The problem of under-sentencing is likely to affect the level of prosecution. When the end result of even a successful prosecution is a fine that is insignificant compared to the profits of the operation, or at most a period of incarceration that is so minimal as to have insignificant deterrent effect, the incentive to prosecute diminishes on the part of both prosecutors and law enforcement personnel. The potentially light sentence magnifies the fact that obscenity prosecutions are likely to be properly perceived as necessitating a high expenditure of time and resources as well as being, in terms of the likelihood of securing a conviction, high risk enterprises. The defendants will usually be represented by sophisticated lawyers with a mandate to engage in a vigorous and extensive defense. It would be a rare prosecutor who did not understand the difference between prosecuting a mugger represented by a young public defender with too many cases and too little time and resources, on the one hand, and, on the other, prosecuting a pornography distributor who has a team of senior trial lawyers at his disposal and who will probably receive only a minimal sentence even if convicted.
In addition to the fact that obscenity prosecutions are seen as high risk and low reward ventures for prosecutors and law enforcement personnel, it is also the case that being involved in obscenity investigation or obscenity prosecution is likely to be lower in the hierarchy of esteemed activities within a prosecutorial office or within a police department. This may stem in part from the extent to which the personal views of many people within those departments are such as to treat these matters as not especially serious. The extent to which this is so, and the extent to which there are other factors we. have been unable to isolate, we cannot at this time determine. But we are confident that the phenomenon exists.

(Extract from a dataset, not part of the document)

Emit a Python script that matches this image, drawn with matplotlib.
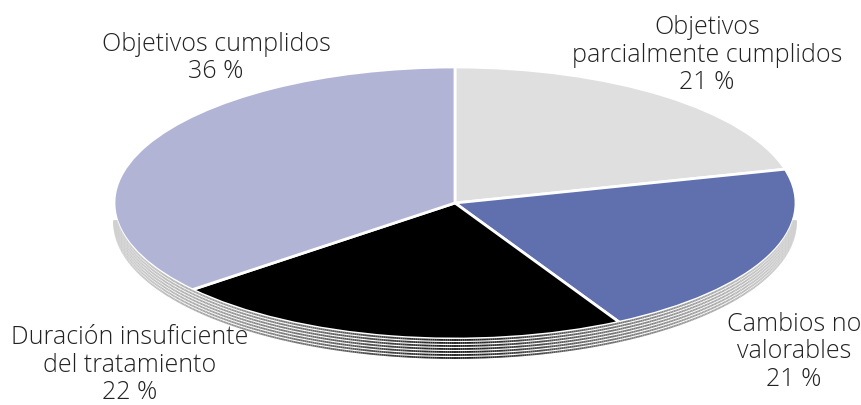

The upshot of all of the above is that we are forced to conclude that the problem of under-prosecution cannot be remedied simply by saying that enforcement of the obscenity laws ought to have a higher priority, or simply by providing more money for enforcement, or simply by increasing the amount of community and political pressure on all those involved in the law enforcement effort. We do not discount any of these approaches, as all have proved effective at times when used in conjunction with other techniques of changing law enforcement practices; but it is clear that the dynamics are sufficiently complex that no one remedy for the problem will suffice. There is a multiplicity of factors explaining the lack of enforcement, and changing that situation will require a multiplicity of remedies. We urge that many of the specific recommendations we suggest be taken seriously.